What’s pissing me off so much? MSN. That’s it. Or maybe it’s not even messenger, maybe it’s my internet connection. Maybe it’s my provider, or maybe this fancy ass new computer still isn’t up to snuff enough to get a decent video going. I realize that I might sound like a modern spoiled “but I can’t live without my blackberry!” snot. I don’t own a blackberry. The point is this: I didn’t even have internet at home prior to about six months ago. I had internet sitting in front of me all day at work, what do you mean pay for it? The only reason I plugged in my domicile was because I missed Josh in the evenings, and staying so late at work was getting ridiculous. So it’s getting really frustrating that the one damn thing I need a computer and internet connection for simply refuses to work properly. Holy fuck cosmos, you’ve already planted the love of my life 800 miles away, and now I’m not even allowed to see him? GRRRRRRRRRR!!!!!!

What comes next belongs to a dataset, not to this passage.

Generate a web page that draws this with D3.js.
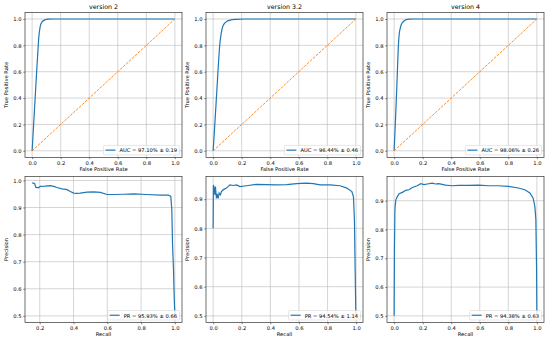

Yes, I realize my predecessors waited weeks and months for overseas letters, but I’m going to be in that boat soon enough when Josh goes to jail (except it’s a lake, and I presume even outbound prison mail doesn’t take months to be delivered). And my predecessors didn’t fork over money for a device advertising its ability to enhance communication. It’s one thing if I can’t see my boyfriend because he’s behind bars. It’s one thing if we can’t chat because he’s just so tired and I’d rather him have a nap and feel better. It’s another thing all together when our webcams don’t work or we randomly go offline. Yes, I know he’s still on the other side of that screen, and even if it was working he’s sleeping. That’s not the point.

Maybe it’s my hyper driven corporate side, but if I’m paying for a computer, an internet connection, or a waffle iron for all I care, it should just fucking work. I gave you money and time, why do I have to deal with your incompetence?

Why can’t shit just fucking work? Ever?!? 

My dad’s reminder that the computer is in fact NOT a physical entity out to get me was surprisingly helpful. Because I honestly forget that sometimes; that plastic cup had to nerve to be in the way of my frustrated flinging hands. And Josh is the best thing in the world for my crazies. He’s like concentrated awesome and happy in a goatee, and he’s patient with me even when I’m a snarky bitch for no reason other than I’m mad at not being able to see him (which I *realize* makes no sense, welcome to being a chick). So overall I’m feeling better.

The internet is being shitty again tonight. But I’m nowhere near as pissed because I know eventually we’ll figure out a way to get it working, and eventually we won’t need it anyways. And Josh isn’t on the other side of the computer with his fingers crossed hoping for all the ones and zeroes to line up, he’s sleeping like he should be.

That and a few other things. Every now and then, no matter how frustrated or pissy I get, something lines up just right and I’m reminded that I’m still on the right path and all I need to do is be patient. Like the other night.  I was going to tell Josh about this, but I keep forgetting because we always get caught up talking about something else awesome and important. So instead I’ll let him stumble upon this story on his own and brighten his day a bit. He was listening to Brooks and Dunn last Friday night, a song all about hard working blue collar men like himself. We were in a great mood, even though he was packing up to go camping for the weekend and we wouldn’t be able to talk for a day or so. That’s a long time for us. We usually leave our webcams on overnight so we can chat first thing in the morning before he leaves for work at quarter to six, so having a blank computer screen as the late shows came on was a little disheartening. I turned on The Hour, my hip and urban “Jon-Stewart-Meets-60-Minutes” type interview show, and favourite bedtime background noise. That night’s guests? Brooks and Dunn.

In appropriate redneck fashion, I will quote Jeff Foxworthy: Heeeeeeeere’s your sign.